Every bit of all this, every scrap of information that was processed into hand-written scripts and broadcast with such unyielding passion, was meticulously – and we must acknowledge, near-miraculously – retained by Lobo in an archive of 132 files, some of which run into 300 pages. What is more, in another act of outright heroism and painstaking fidelity to her unwavering cause, she has ensured it has been scanned in entirety, and will now be permanently available to scholars from the Central Library premises at Patto. Here is cause for unstinting celebration, because justice is so very rarely served to our history and heritage, but it has certainly happened this once, thanks to one truly indomitable lady,

Earlier this week, she said it all most succinctly: “Major Felipe de Barros Rodrigues [a Portuguese military official] reported back to his superiors and the government in Portugal in these terms: ‘The Voice of Freedom has assumed the command of the entire propaganda, maintained its aggressiveness and militancy.
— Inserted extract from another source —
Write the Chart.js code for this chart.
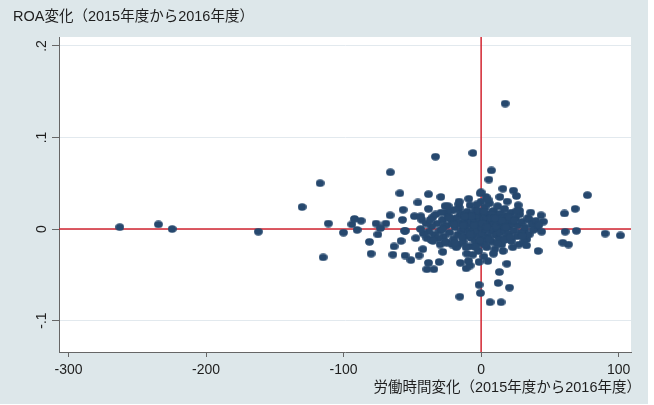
<!DOCTYPE html>
<html lang="ja">
<head>
  <meta charset="UTF-8">
  <title>ROA変化と労働時間変化</title>
  <style>
    html, body { margin: 0; padding: 0; background: #ffffff; }
    #wrap { width: 648px; height: 404px; }
  </style>
  <script src="https://cdn.jsdelivr.net/npm/chart.js"></script>
</head>
<body>
  <div id="wrap"><canvas id="scatter" width="648" height="404"></canvas></div>

  <script>
    // 労働時間変化 (x) と ROA変化 (y)、2015年度から2016年度
    const hoursChange = [
      -262.8, -234.7, -224.7, -162.0, -130.2, -117.1, -114.9, -111.1, -100.1, -94.0,
      -92.1, -87.3, -90.2, -81.2, -80.0, -76.4, -75.1, -69.3, -73.2, -66.0,
      -66.2, -63.3, -64.2, -59.1, -58.2, -56.7, -57.2, -55.3, -55.3, -51.1,
      -46.0, -48.5, -47.5, -45.1, -42.4, -43.1, -38.3, -38.3, -38.3, -39.5,
      -34.4, -33.2, -29.3, -30.5, -35.1, -26.2, -16.2, -15.5, -15.1, -10.9,
      -8.0, -6.0, -0.7, 3.6, 5.6, 7.5, -1.5, -0.5, 4.9, 6.5,
      14.5, 12.4, 20.6, 13.3, 18.7, 15.8, 13.6, 23.5, 25.7, 27.9,
      35.1, 43.6, 45.3, 40.0, 41.5, 33.2, 27.4, 17.5, 77.3, 68.4,
      60.6, 61.1, 69.3, 63.5, 90.2, 101.3, 59.4, 31.5, -25.5, -15.3,
      -43.9, -55.5, -39.5, -36.4, -29.8, -27.9, -24.9, -16.5, -10.4, -9.2,
      -1.5,
      // 中心部の密集
      -32, -30, -28, -27, -25, -24, -23, -22, -21, -20,
      -19, -18, -17, -16, -15, -14, -14, -13, -12, -12,
      -11, -10, -10, -9, -9, -8, -8, -7, -7, -6,
      -6, -5, -5, -4, -4, -3, -3, -2, -2, -1,
      -1, 0, 0, 0, 1, 1, 2, 2, 3, 3,
      4, 4, 5, 5, 6, 6, 7, 7, 8, 8,
      9, 9, 10, 10, 11, 11, 12, 12, 13, 13,
      14, 14, 15, 15, 16, 17, 17, 18, 18, 19,
      20, 20, 21, 22, 22, 23, 24, 25, 26, 27,
      28, 29, 30, 31, 32, 34, 35, 37, 38, 40,
      42, 44, -36, -34, -33, -38, -40, -26, -29, -18,
      -21, -11, -16, -6, 2, 5, 9, -24, 16, 23,
      27, 19, 33, 36, -3, -9, 0,
      -42, -37, -31, -27, -23, -19, -17, -13, -8, -5,
      -2, 1, 3, 6, 8, 11, 14, 17, 20, 24,
      -35, -28, -20, -14, -7, -1, 4, 7, 12, 15,
      18, 21, 26, 30, -44, -12, 10, -4, 2, -19
    ];
    const roaChange = [
      0.002, 0.005, 0.000, -0.003, 0.024, 0.050, -0.031, 0.006, -0.004, 0.005,
      0.011, 0.009, -0.001, -0.014, -0.027, 0.006, -0.006, 0.006, 0.001, 0.062,
      0.015, -0.019, -0.028, 0.039, -0.013, 0.021, 0.010, -0.002, -0.029, -0.034,
      0.029, 0.014, -0.010, -0.029, -0.022, 0.010, 0.038, 0.022, -0.037, -0.044,
      -0.044, 0.079, 0.035, -0.036, 0.013, 0.025, 0.027, -0.074, -0.037, -0.043,
      -0.040, 0.083, 0.039, 0.035, 0.054, 0.064, -0.061, -0.070, -0.035, -0.080,
      -0.080, -0.059, -0.064, -0.047, -0.038, 0.044, 0.035, 0.042, 0.036, 0.020,
      0.010, 0.015, 0.008, 0.001, -0.024, -0.011, -0.017, 0.137, 0.037, 0.022,
      0.017, -0.003, -0.002, -0.017, -0.005, -0.007, -0.015, -0.002, 0.018, 0.015,
      0.014, -0.002, -0.010, -0.012, -0.017, -0.025, -0.015, -0.017, -0.027, -0.035,
      -0.036,
      0.006, -0.002, 0.010, -0.008, 0.004, 0.014, -0.004, 0.020, 0.008, -0.011,
      0.002, 0.012, -0.006, 0.023, 0.006, -0.002, 0.017, -0.014, 0.010, 0.001,
      -0.008, 0.019, 0.005, -0.003, 0.013, -0.019, 0.026, 0.008, -0.010, 0.001,
      0.016, -0.006, 0.011, 0.021, -0.014, 0.004, -0.002, 0.014, -0.024, 0.008,
      -0.009, 0.030, 0.002, -0.016, 0.018, -0.005, 0.010, -0.012, 0.024, 0.000,
      -0.020, 0.013, 0.006, -0.008, 0.028, 0.017, -0.003, 0.003, 0.011, -0.014,
      0.020, -0.001, 0.007, -0.022, 0.015, -0.007, 0.001, 0.025, -0.011, 0.009,
      0.017, -0.004, 0.004, -0.017, 0.012, -0.001, 0.022, 0.007, -0.009, 0.015,
      -0.005, 0.002, 0.010, -0.013, 0.018, 0.005, -0.002, 0.012, -0.008, 0.004,
      0.016, -0.004, 0.008, -0.014, 0.002, 0.012, -0.006, 0.005, -0.001, 0.009,
      0.004, -0.003, 0.003, -0.006, 0.016, -0.003, 0.006, -0.014, 0.018, -0.020,
      -0.017, -0.020, 0.030, -0.028, -0.030, 0.032, -0.027, 0.025, -0.024, -0.020,
      0.026, 0.030, -0.018, 0.018, 0.027, 0.033, 0.040,
      -0.005, 0.010, -0.010, 0.003, 0.012, -0.015, 0.007, 0.004, -0.006, 0.004,
      0.020, 0.006, -0.017, -0.011, 0.016, 0.003, 0.008, -0.012, 0.013, 0.009,
      -0.013, 0.000, 0.005, -0.009, 0.014, -0.013, 0.002, 0.012, -0.016, 0.009,
      0.002, -0.009, 0.020, -0.008, 0.000, 0.014, 0.012, -0.020, 0.019, 0.021
    ];
    const xTicks = [-300, -200, -100, 0, 100];
    const yTicks = [-0.1, 0, 0.1, 0.2];
    const yTitle = 'ROA変化（2015年度から2016年度）';
    const xTitle = '労働時間変化（2015年度から2016年度）';

    const FONT = '"Liberation Sans", Arial, "Noto Sans CJK JP", sans-serif';
    const BG = '#dde7ea';
    const NAVY = '#26486e';

    // slightly flattened dot like the original marker
    const dot = document.createElement('canvas');
    dot.width = 9; dot.height = 8;
    const dctx = dot.getContext('2d');
    dctx.fillStyle = NAVY;
    dctx.beginPath();
    dctx.ellipse(4.5, 4, 4.4, 3.7, 0, 0, Math.PI * 2);
    dctx.fill();

    const points = hoursChange.map((x, i) => ({ x: x, y: roaChange[i] }));

    function fmtY(v) {
      if (v === 0) return '0';
      return v.toFixed(1).replace('0.', '.');
    }

    const frame = {
      id: 'frame',
      beforeDraw(chart) {
        const { ctx, chartArea: a } = chart;
        ctx.save();
        ctx.fillStyle = BG;
        ctx.fillRect(0, 0, chart.width, chart.height);
        ctx.fillStyle = '#ffffff';
        ctx.fillRect(a.left, a.top, a.right - a.left, a.bottom - a.top);
        ctx.restore();
      },
      beforeDatasetsDraw(chart) {
        const { ctx, chartArea: a, scales } = chart;
        const x0 = scales.x.getPixelForValue(0);
        const y0 = scales.y.getPixelForValue(0);
        ctx.save();
        ctx.strokeStyle = '#d22530';
        ctx.lineWidth = 1.5;
        ctx.beginPath();
        ctx.moveTo(x0, a.top); ctx.lineTo(x0, a.bottom);
        ctx.moveTo(a.left, y0); ctx.lineTo(a.right, y0);
        ctx.stroke();
        ctx.restore();
      },
      afterDraw(chart) {
        const { ctx, scales } = chart;
        ctx.save();
        ctx.fillStyle = '#1e1e1e';
        ctx.font = '14.5px ' + FONT;
        ctx.textBaseline = 'middle';
        ctx.textAlign = 'left';
        ctx.fillText(yTitle, 13, 17);
        ctx.textAlign = 'right';
        ctx.fillText(xTitle, 641, 388);
        // rotated y tick labels
        ctx.font = '14px ' + FONT;
        ctx.textAlign = 'center';
        yTicks.forEach(v => {
          const y = scales.y.getPixelForValue(v);
          ctx.save();
          ctx.translate(42, y);
          ctx.rotate(-Math.PI / 2);
          ctx.fillText(fmtY(v), 0, 0);
          ctx.restore();
        });
        ctx.restore();
      }
    };

    new Chart(document.getElementById('scatter'), {
      type: 'scatter',
      data: {
        datasets: [{
          data: points,
          pointStyle: dot,
          pointRadius: 4,
          backgroundColor: NAVY,
          borderColor: NAVY
        }]
      },
      options: {
        responsive: false,
        animation: false,
        devicePixelRatio: 1,
        layout: { padding: { left: 0, top: 37, right: 17, bottom: 0 } },
        plugins: { legend: { display: false }, tooltip: { enabled: false } },
        scales: {
          x: {
            type: 'linear',
            min: -307,
            max: 109,
            afterBuildTicks: s => { s.ticks = xTicks.map(v => ({ value: v })); },
            afterFit: s => { s.height = 52; },
            ticks: {
              color: '#1e1e1e',
              font: { size: 14, family: FONT },
              padding: 5,
              maxRotation: 0,
              autoSkip: false
            },
            grid: { drawOnChartArea: false, tickLength: 5, tickColor: '#666' },
            border: { color: '#666', width: 1 }
          },
          y: {
            type: 'linear',
            min: -0.1344,
            max: 0.2098,
            afterBuildTicks: s => { s.ticks = yTicks.map(v => ({ value: v })); },
            afterFit: s => { s.width = 59; },
            ticks: { display: false },
            grid: { color: '#e2e9ee', lineWidth: 1, tickLength: 7, tickColor: '#666' },
            border: { color: '#666', width: 1 }
          }
        }
      },
      plugins: [frame]
    });
  </script>
</body>
</html>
It works with the most diverse material, threatens, criticizes, explains, changes colours, alters perspectives, but in everything it does, it carries a sharp stiletto. It is free from the preoccupation of any attack from our side. It has been, in fact, the only voice that has been continually hurting us at close range.’” Then my friend Libby looked up from her notes with her characteristic chuckle, and added, “I think we could not ask for more. We were happy that our purpose was fulfilled and even acknowledged by our main target, and that we also won our Freedom after 450 years.”